Ceux qui entouraient le tribunal criaient contre Vettius, car il était un homme distingué ; quant au légat, il ne supportait pas la juste défense qu’il présentait. Il lui demanda : “Est-ce que toi aussi, tu serais chrétien ?” Ayant alors confessé sa foi d’une voix éclatante, Vettius fut aussitôt mis au rang des martyrs sous ce chef d’accusation : “Celui-là a voulu se faire le défenseur des chrétiens” car en effet, le Paraclet, le Défenseur, l’Esprit saint était en lui ; il le manifesta par la plénitude de son amour en se complaisant à prendre la défense de ses frères au risque de sa propre vie. Il fut ainsi, et demeure pour toujours un authentique disciple du Christ et suit l’Agneau partout où Il va.

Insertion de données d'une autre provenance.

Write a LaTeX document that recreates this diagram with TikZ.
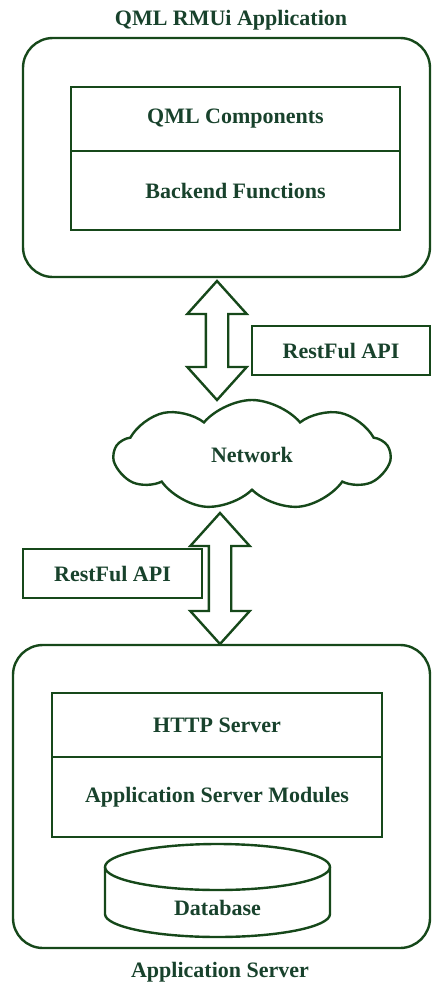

Inédit dans l’histoire juridique de Rome

Priver la défense de parole en plein prétoire relève d’un droit d’exception, mais, pour les chrétiens, jusqu’à la fin des persécutions, il n’en existe pas d’autre. Quant à décapiter l’avocat pour le punir d’avoir fait son travail, c’est inédit dans l’histoire juridique de Rome… Ainsi Vettius, mort pour avoir respecté les règles de sa profession et fait passer son devoir et sa foi avant sa propre sauvegarde, mérite-t-il de partager avec le bon saint Yves le patronage des avocats.

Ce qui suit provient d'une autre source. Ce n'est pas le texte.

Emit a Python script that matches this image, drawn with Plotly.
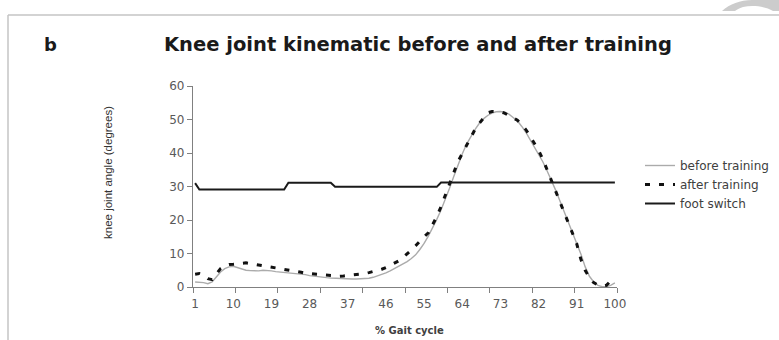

Parmi ses descendants figure le saint évêque de Clermont-Ferrand au Ve siècle, Sidoine Apollinaire, qui revendiquera la gloire de posséder un tel aïeul. La famille de Sidoine s’étant continuée jusqu’au XIIe siècle où elle s’éteignit après s’être alliée à plusieurs familles royales, nombre de têtes couronnées et d’aristocrates européens descendent encore aujourd’hui, mais le savent-elles, du jeune martyr lyonnais.